Weyes Bluhd is good enough to inspire elaborate suicidal fantasies. That may seem like ridiculous blog hyperbole, but for a brief moment in the summer of 2006, it was truer than true. It was my first summer as a college student. I was living in a tiny but expensive walk-up in the LES, spiritually vacant and utterly depressed, making frequent trips to visit my girlfriend in Philadelphia where a small, committed group of artists were turning me on to the rich possibilities of DIY. There were a lot of great bands playing an endless variety of venues, but for my money, the cream of the crop was a young girl from Doylestown, PA (~45 minutes North of Philly) by the name of Natalie Mering.

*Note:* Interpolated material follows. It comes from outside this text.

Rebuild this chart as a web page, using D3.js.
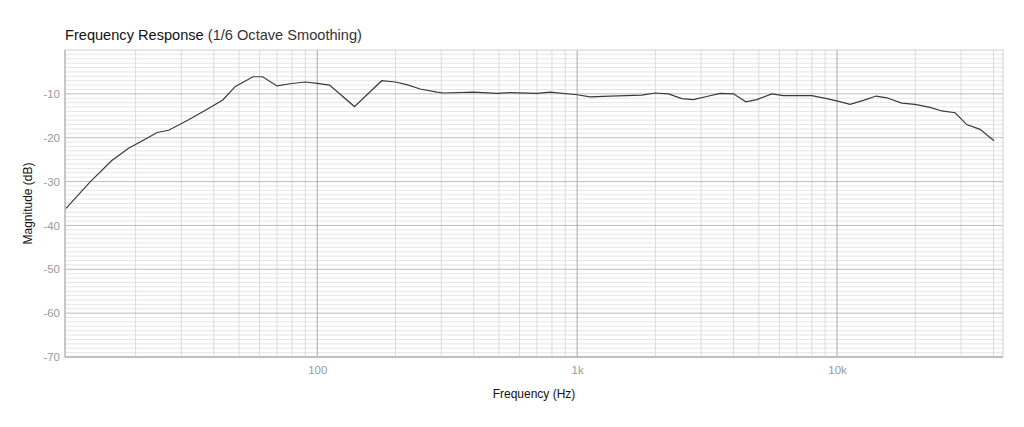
<!DOCTYPE html>
<html>
<head>
<meta charset="utf-8">
<script src="https://cdn.jsdelivr.net/npm/d3@7"></script>
<style>
  body { margin: 0; background: #fff; }
  text { font-family: "Liberation Sans", Arial, sans-serif; }
</style>
</head>
<body>
<svg width="1024" height="427"></svg>
<script>
var freqs = [10.8, 13.4, 16.2, 18.8, 21.5, 24.2, 26.8, 32, 37.7, 43.3, 48.4, 56.6, 61.6, 70, 78.7, 89.9,
  100, 111.5, 139, 177, 199.5, 221, 249, 289, 306, 399, 491, 552, 699, 787, 998, 1122, 1340,
  1774, 1995, 2245, 2527, 2801, 3155, 3548, 3993, 4456, 4910, 5607, 6214, 7993, 9129, 9970,
  11220, 12630, 14130, 15530, 17740, 19950, 22790, 25290, 28450, 31560, 35490, 40180];
var magnitude = [-36.1, -30.0, -25.2, -22.4, -20.5, -18.8, -18.3, -15.9, -13.5, -11.4, -8.3, -6.1, -6.1, -8.2, -7.7, -7.3,
  -7.6, -8.0, -12.9, -7.0, -7.3, -7.9, -8.9, -9.6, -9.8, -9.6, -9.9, -9.7, -9.9, -9.6, -10.2, -10.7, -10.5,
  -10.3, -9.8, -10.0, -11.1, -11.3, -10.6, -9.9, -10.0, -11.8, -11.3, -10.0, -10.4, -10.4, -11.1, -11.6,
  -12.4, -11.5, -10.5, -10.9, -12.1, -12.4, -13.1, -13.9, -14.3, -17.0, -18.1, -20.7];
var yTicks = [-10, -20, -30, -40, -50, -60, -70];
var xTicks = [100, 1000, 10000];
var xTickLabels = ["100", "1k", "10k"];

var svg = d3.select("svg");
var margin = { top: 50, right: 21, bottom: 70, left: 65 };
var width = 1024 - margin.left - margin.right;
var height = 427 - margin.top - margin.bottom;

var x = d3.scaleLog().domain([10.7, 43500]).range([0, width]);
var y = d3.scaleLinear().domain([-70, 0]).range([height, 0]);

var g = svg.append("g")
    .attr("transform", "translate(" + margin.left + "," + margin.top + ")");

// minor horizontal grid, every 1 dB
g.append("g")
    .selectAll("line")
    .data(d3.range(-69, 0, 1).filter(function (d) { return d % 10 !== 0; }))
    .join("line")
    .attr("x1", 0).attr("x2", width)
    .attr("y1", function (d) { return y(d); })
    .attr("y2", function (d) { return y(d); })
    .attr("stroke", "#e6e6e6")
    .attr("stroke-width", 1);

// minor vertical grid
var minor = [];
[10, 100, 1000, 10000].forEach(function (dec) {
  for (var k = 2; k <= 9; k++) {
    if (dec * k > 10.7 && dec * k < 43500) minor.push(dec * k);
  }
});
g.append("g")
    .selectAll("line")
    .data(minor)
    .join("line")
    .attr("x1", function (d) { return x(d); })
    .attr("x2", function (d) { return x(d); })
    .attr("y1", 0).attr("y2", height)
    .attr("stroke", "#dcdcdc")
    .attr("stroke-width", 1);

// major grid
g.append("g")
    .selectAll("line")
    .data(yTicks)
    .join("line")
    .attr("x1", 0).attr("x2", width)
    .attr("y1", function (d) { return y(d); })
    .attr("y2", function (d) { return y(d); })
    .attr("stroke", "#bdbdbd");

g.append("g")
    .selectAll("line")
    .data(xTicks)
    .join("line")
    .attr("x1", function (d) { return x(d); })
    .attr("x2", function (d) { return x(d); })
    .attr("y1", 0).attr("y2", height)
    .attr("stroke", "#a8a8a8");

// frame
g.append("rect")
    .attr("x", 0).attr("y", 0)
    .attr("width", width).attr("height", height)
    .attr("fill", "none")
    .attr("stroke", "#cfcfcf");

g.append("line")
    .attr("x1", 0).attr("x2", 0).attr("y1", 0).attr("y2", height)
    .attr("stroke", "#a8a8a8");
g.append("line")
    .attr("x1", 0).attr("x2", width).attr("y1", height).attr("y2", height)
    .attr("stroke", "#a8a8a8");

// axes
var yAxis = g.append("g")
    .call(d3.axisLeft(y).tickValues(yTicks)
      .tickFormat(function (d) { return String(d); })
      .tickSize(0).tickPadding(5));
yAxis.select(".domain").remove();
yAxis.selectAll("text")
    .attr("fill", "#9a9a9a")
    .style("font-size", "11.5px");

var xAxis = g.append("g")
    .attr("transform", "translate(0," + height + ")")
    .call(d3.axisBottom(x).tickValues(xTicks)
      .tickFormat(function (d, i) { return xTickLabels[i]; })
      .tickSize(0).tickPadding(9));
xAxis.select(".domain").remove();
xAxis.selectAll("text")
    .attr("fill", "#9a9a9a")
    .style("font-size", "11.5px");

// line
var line = d3.line()
    .x(function (d, i) { return x(freqs[i]); })
    .y(function (d) { return y(d); });

g.append("path")
    .datum(magnitude)
    .attr("d", line)
    .attr("fill", "none")
    .attr("stroke", "#3a3a3a")
    .attr("stroke-width", 1.2);

// titles
var title = svg.append("text")
    .attr("x", 65)
    .attr("y", 40)
    .style("font-size", "14.6px")
    .attr("fill", "#111");
title.append("tspan").text("Frequency Response").style("font-weight", "500");
title.append("tspan").text(" (1/6 Octave Smoothing)").attr("fill", "#333");

svg.append("text")
    .attr("x", margin.left + width / 2)
    .attr("y", 398)
    .attr("text-anchor", "middle")
    .style("font-size", "12px")
    .attr("fill", "#111")
    .text("Frequency (Hz)");

svg.append("text")
    .attr("transform", "translate(32," + (margin.top + height / 2) + ") rotate(-90)")
    .attr("text-anchor", "middle")
    .style("font-size", "12px")
    .attr("fill", "#111")
    .text("Magnitude (dB)");
</script>
</body>
</html>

On the Philly circuit, she was known as Wiseblood. Playing intimate, mostly house-set shows with the constantly evolving crew of Dark Juices (Jim Strong of Wrinkle, Floating Market; Jordan Burgis of The Furniture, Quantum Spine Recordings; many others), Mering thoroughly stoked the Philadelphia community. At that time, her music was a slab of melancholy folk with goosebump-inducing, butter-voiced melodies adorned by the Dark Juices’ mysterious amalgam of tape-collage, sonorous metallic objects and other unusual textures. In short, it killed, and it was the most beautiful music I’d ever heard in my 19 years on Earth (stick that in your hyperbole pipe). So much so, in fact, that after a performance at the now-defunct Haunted Cream Egg, I approached Mering with these words: “One day, I want you to be singing to me with a knife between your feet, cutting my throat as I die by your song.” Melodramatic, I know. I meant every word. (Ampeater)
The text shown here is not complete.